▸ **PROVIDED MATERIAL**
+===+
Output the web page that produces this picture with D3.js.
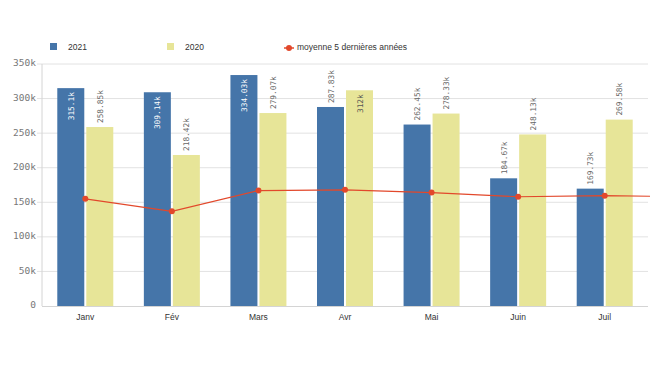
<!DOCTYPE html>
<html>
<head>
<meta charset="utf-8">
<script src="https://d3js.org/d3.v7.min.js"></script>
<style>
  body { margin: 0; background: #fff; }
  #chart { width: 650px; height: 366px; }
</style>
</head>
<body>
<div id="chart"></div>
<script>
// data
const months = ["Janv", "Fév", "Mars", "Avr", "Mai", "Juin", "Juil"];
const values2021 = [315100, 309140, 334030, 287830, 262450, 184670, 169730];
const values2020 = [258850, 218420, 279070, 312000, 278330, 248130, 269580];
const labels2021 = ["315.1k", "309.14k", "334.03k", "287.83k", "262.45k", "184.67k", "169.73k"];
const labels2020 = ["258.85k", "218.42k", "279.07k", "312k", "278.33k", "248.13k", "269.58k"];
// 5 year average, last value is the next month (cut off at the right edge)
const moyenne = [155000, 137000, 167000, 168000, 164000, 158000, 159500, 158000];
const yTicks = [0, 50000, 100000, 150000, 200000, 250000, 300000, 350000];

const colBlue = "#4575a9";
const colYellow = "#e7e598";
const colLine = "#e2482b";

const margin = {top: 64, right: 2, bottom: 60, left: 42};
const W = 650, H = 366;
const width = W - margin.left - margin.right;
const height = H - margin.top - margin.bottom;

const svg = d3.select("#chart").append("svg")
    .attr("width", W).attr("height", H)
    .style("font-family", "'Liberation Sans', Arial, sans-serif");

// legend
const legend = svg.append("g").attr("class", "legend");
const legendItems = [
    {label: "2021", color: colBlue, x: 50},
    {label: "2020", color: colYellow, x: 167}
];
legendItems.forEach(d => {
    legend.append("rect").attr("x", d.x).attr("y", 43).attr("width", 7).attr("height", 7).attr("fill", d.color);
    legend.append("text").attr("x", d.x + 18).attr("y", 50).attr("font-size", 8.5).attr("fill", "#333").text(d.label);
});
legend.append("line").attr("x1", 284).attr("x2", 294).attr("y1", 48).attr("y2", 48)
    .attr("stroke", colLine).attr("stroke-width", 1.5);
legend.append("circle").attr("cx", 289).attr("cy", 48).attr("r", 3).attr("fill", colLine);
legend.append("text").attr("x", 297).attr("y", 50).attr("font-size", 8.5).attr("fill", "#333")
    .text("moyenne 5 dernières années");

const g = svg.append("g").attr("transform", `translate(${margin.left},${margin.top})`);

const x = d3.scaleBand().domain(months).range([0, width]).paddingInner(0).paddingOuter(0);
const y = d3.scaleLinear().domain([0, 350000]).range([height, 0]);

const bw = 27, gap = 2;

// grid
g.append("g").selectAll("line").data(yTicks.slice(1)).join("line")
    .attr("x1", -5).attr("x2", width)
    .attr("y1", d => y(d)).attr("y2", d => y(d))
    .attr("stroke", "#e2e2e2").attr("stroke-width", 1);

// y axis labels
const yAxis = d3.axisLeft(y).tickValues(yTicks).tickSize(0).tickPadding(6)
    .tickFormat(d => d === 0 ? "0" : (d / 1000) + "k");
const ya = g.append("g").call(yAxis);
ya.select(".domain").remove();
ya.selectAll("text").attr("font-family", "'DejaVu Sans Mono', monospace").attr("font-size", 9.5)
    .attr("fill", "#777").attr("dy", "0.2em");

// axis lines
g.append("line").attr("x1", 0).attr("x2", 0).attr("y1", 0).attr("y2", height).attr("stroke", "#d4d4d4");
g.append("line").attr("x1", 0).attr("x2", width).attr("y1", height + 0.5).attr("y2", height + 0.5).attr("stroke", "#d4d4d4");

// bars
const series = [
    {vals: values2021, labels: labels2021, color: colBlue, off: -bw - gap / 2, inside: "#fff"},
    {vals: values2020, labels: labels2020, color: colYellow, off: gap / 2, inside: "#555"}
];
series.forEach(s => {
    const cx = i => x(months[i]) + x.bandwidth() / 2 + s.off;
    g.append("g").selectAll("rect").data(s.vals).join("rect")
        .attr("x", (d, i) => cx(i))
        .attr("y", d => y(d))
        .attr("width", bw)
        .attr("height", d => height - y(d))
        .attr("fill", s.color);

    g.append("g").selectAll("text").data(s.vals).join("text")
        .attr("font-family", "'DejaVu Sans Mono', monospace")
        .attr("font-size", 7.8)
        .text((d, i) => s.labels[i])
        .each(function (d, i) {
            const len = this.getComputedTextLength();
            const top = y(d);
            const tx = cx(i) + bw / 2 + 3;
            const el = d3.select(this);
            if (top - len - 8 >= 0) {
                el.attr("transform", `translate(${tx},${top - 4}) rotate(-90)`)
                  .attr("text-anchor", "start").attr("fill", "#666");
            } else {
                el.attr("transform", `translate(${tx},${top + 4}) rotate(-90)`)
                  .attr("text-anchor", "end").attr("fill", s.inside);
            }
        });
});

// x labels
g.append("g").selectAll("text").data(months).join("text")
    .attr("x", d => x(d) + x.bandwidth() / 2)
    .attr("y", height + 14)
    .attr("text-anchor", "middle")
    .attr("font-size", 8.5)
    .attr("fill", "#333")
    .text(d => d);

// line (last point extends past the right edge, clipped)
svg.append("clipPath").attr("id", "clip").append("rect")
    .attr("x", 0).attr("y", -5).attr("width", width + 2).attr("height", height + 10);
const px = i => x(months[0]) + x.bandwidth() / 2 + i * x.step();
const line = d3.line().x((d, i) => px(i)).y(d => y(d));
const lg = g.append("g").attr("clip-path", "url(#clip)");
lg.append("path").datum(moyenne).attr("d", line)
    .attr("fill", "none").attr("stroke", colLine).attr("stroke-width", 1.2);
lg.selectAll("circle").data(moyenne.slice(0, months.length)).join("circle")
    .attr("cx", (d, i) => px(i)).attr("cy", d => y(d)).attr("r", 3).attr("fill", colLine);
</script>
</body>
</html>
+===+
▸ **TASK GOAL**
Repeat the data exactly in full, omitting its pictures.

▸ **OUTPUT**
Output the web page that produces this picture with D3.js.
<!DOCTYPE html>
<html>
<head>
<meta charset="utf-8">
<script src="https://d3js.org/d3.v7.min.js"></script>
<style>
  body { margin: 0; background: #fff; }
  #chart { width: 650px; height: 366px; }
</style>
</head>
<body>
<div id="chart"></div>
<script>
// data
const months = ["Janv", "Fév", "Mars", "Avr", "Mai", "Juin", "Juil"];
const values2021 = [315100, 309140, 334030, 287830, 262450, 184670, 169730];
const values2020 = [258850, 218420, 279070, 312000, 278330, 248130, 269580];
const labels2021 = ["315.1k", "309.14k", "334.03k", "287.83k", "262.45k", "184.67k", "169.73k"];
const labels2020 = ["258.85k", "218.42k", "279.07k", "312k", "278.33k", "248.13k", "269.58k"];
// 5 year average, last value is the next month (cut off at the right edge)
const moyenne = [155000, 137000, 167000, 168000, 164000, 158000, 159500, 158000];
const yTicks = [0, 50000, 100000, 150000, 200000, 250000, 300000, 350000];

const colBlue = "#4575a9";
const colYellow = "#e7e598";
const colLine = "#e2482b";

const margin = {top: 64, right: 2, bottom: 60, left: 42};
const W = 650, H = 366;
const width = W - margin.left - margin.right;
const height = H - margin.top - margin.bottom;

const svg = d3.select("#chart").append("svg")
    .attr("width", W).attr("height", H)
    .style("font-family", "'Liberation Sans', Arial, sans-serif");

// legend
const legend = svg.append("g").attr("class", "legend");
const legendItems = [
    {label: "2021", color: colBlue, x: 50},
    {label: "2020", color: colYellow, x: 167}
];
legendItems.forEach(d => {
    legend.append("rect").attr("x", d.x).attr("y", 43).attr("width", 7).attr("height", 7).attr("fill", d.color);
    legend.append("text").attr("x", d.x + 18).attr("y", 50).attr("font-size", 8.5).attr("fill", "#333").text(d.label);
});
legend.append("line").attr("x1", 284).attr("x2", 294).attr("y1", 48).attr("y2", 48)
    .attr("stroke", colLine).attr("stroke-width", 1.5);
legend.append("circle").attr("cx", 289).attr("cy", 48).attr("r", 3).attr("fill", colLine);
legend.append("text").attr("x", 297).attr("y", 50).attr("font-size", 8.5).attr("fill", "#333")
    .text("moyenne 5 dernières années");

const g = svg.append("g").attr("transform", `translate(${margin.left},${margin.top})`);

const x = d3.scaleBand().domain(months).range([0, width]).paddingInner(0).paddingOuter(0);
const y = d3.scaleLinear().domain([0, 350000]).range([height, 0]);

const bw = 27, gap = 2;

// grid
g.append("g").selectAll("line").data(yTicks.slice(1)).join("line")
    .attr("x1", -5).attr("x2", width)
    .attr("y1", d => y(d)).attr("y2", d => y(d))
    .attr("stroke", "#e2e2e2").attr("stroke-width", 1);

// y axis labels
const yAxis = d3.axisLeft(y).tickValues(yTicks).tickSize(0).tickPadding(6)
    .tickFormat(d => d === 0 ? "0" : (d / 1000) + "k");
const ya = g.append("g").call(yAxis);
ya.select(".domain").remove();
ya.selectAll("text").attr("font-family", "'DejaVu Sans Mono', monospace").attr("font-size", 9.5)
    .attr("fill", "#777").attr("dy", "0.2em");

// axis lines
g.append("line").attr("x1", 0).attr("x2", 0).attr("y1", 0).attr("y2", height).attr("stroke", "#d4d4d4");
g.append("line").attr("x1", 0).attr("x2", width).attr("y1", height + 0.5).attr("y2", height + 0.5).attr("stroke", "#d4d4d4");

// bars
const series = [
    {vals: values2021, labels: labels2021, color: colBlue, off: -bw - gap / 2, inside: "#fff"},
    {vals: values2020, labels: labels2020, color: colYellow, off: gap / 2, inside: "#555"}
];
series.forEach(s => {
    const cx = i => x(months[i]) + x.bandwidth() / 2 + s.off;
    g.append("g").selectAll("rect").data(s.vals).join("rect")
        .attr("x", (d, i) => cx(i))
        .attr("y", d => y(d))
        .attr("width", bw)
        .attr("height", d => height - y(d))
        .attr("fill", s.color);

    g.append("g").selectAll("text").data(s.vals).join("text")
        .attr("font-family", "'DejaVu Sans Mono', monospace")
        .attr("font-size", 7.8)
        .text((d, i) => s.labels[i])
        .each(function (d, i) {
            const len = this.getComputedTextLength();
            const top = y(d);
            const tx = cx(i) + bw / 2 + 3;
            const el = d3.select(this);
            if (top - len - 8 >= 0) {
                el.attr("transform", `translate(${tx},${top - 4}) rotate(-90)`)
                  .attr("text-anchor", "start").attr("fill", "#666");
            } else {
                el.attr("transform", `translate(${tx},${top + 4}) rotate(-90)`)
                  .attr("text-anchor", "end").attr("fill", s.inside);
            }
        });
});

// x labels
g.append("g").selectAll("text").data(months).join("text")
    .attr("x", d => x(d) + x.bandwidth() / 2)
    .attr("y", height + 14)
    .attr("text-anchor", "middle")
    .attr("font-size", 8.5)
    .attr("fill", "#333")
    .text(d => d);

// line (last point extends past the right edge, clipped)
svg.append("clipPath").attr("id", "clip").append("rect")
    .attr("x", 0).attr("y", -5).attr("width", width + 2).attr("height", height + 10);
const px = i => x(months[0]) + x.bandwidth() / 2 + i * x.step();
const line = d3.line().x((d, i) => px(i)).y(d => y(d));
const lg = g.append("g").attr("clip-path", "url(#clip)");
lg.append("path").datum(moyenne).attr("d", line)
    .attr("fill", "none").attr("stroke", colLine).attr("stroke-width", 1.2);
lg.selectAll("circle").data(moyenne.slice(0, months.length)).join("circle")
    .attr("cx", (d, i) => px(i)).attr("cy", d => y(d)).attr("r", 3).attr("fill", colLine);
</script>
</body>
</html>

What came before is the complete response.